US Copyright law limits the duration for corporations to 96 years from date of creation. Had Mr. Bloom done a little bit of research he would have discovered this tidbit of info.
Here's my stupid idea regarding copyrights:
1) No copyright should ever under any circumstance exceed 100 years. A nice round figure that's easy to compute and no one can really complain that it's too short. Personally I'd like it much shorter, but this is a figure I think everyone can agree on as an absolute maximum.
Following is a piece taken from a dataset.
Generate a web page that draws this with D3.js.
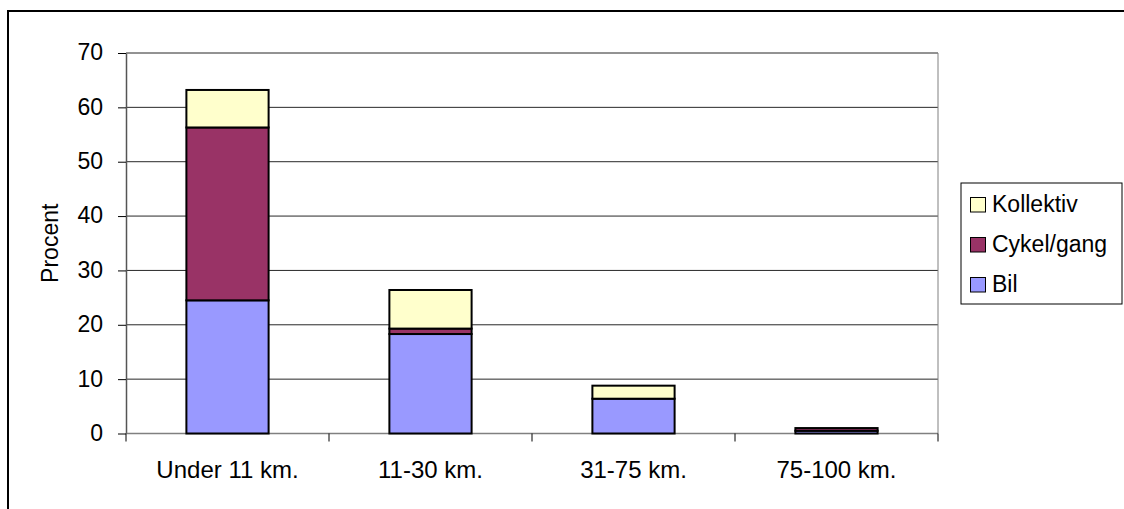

2) If a copyrighted work is ever out of publication, then a clock starts ticking: depending on the class of material, if the total time out of publication exceeds the time for that class, then the item becomes public domain. These times are cumulative to keep a company from thwarting it by offering items for 1 day every few years or so. Such categories might be 20 years for books and other printed material, 10 years for audio and video, and 3 years for computer programs. The idea here is to get abandoned stuff into public domain before it totally loses all value. (This would also have the result that Microsoft would have to keep selling Windows 98 or else 3 years later everyone could copy it for free.) After all, does anyone have any doubt that PKZIP will be totally useless in 2101 except for historical purposes?
3) If an author sells the copyright on his works, and it subsequently goes out of print, all copyrights revert to said author immediately. This will let said author possibly get some value out of it before the copyright expires due to inactivity.
There are some details that would have to be ironed out in a system like this (e.g. what's to keep a company from having something 'in print' but only sold at some exorbitant rate), but hell, it's much better than what we have now.
At least mafia-owned pizzarias make excellent pizza. Compare to Bill Gates.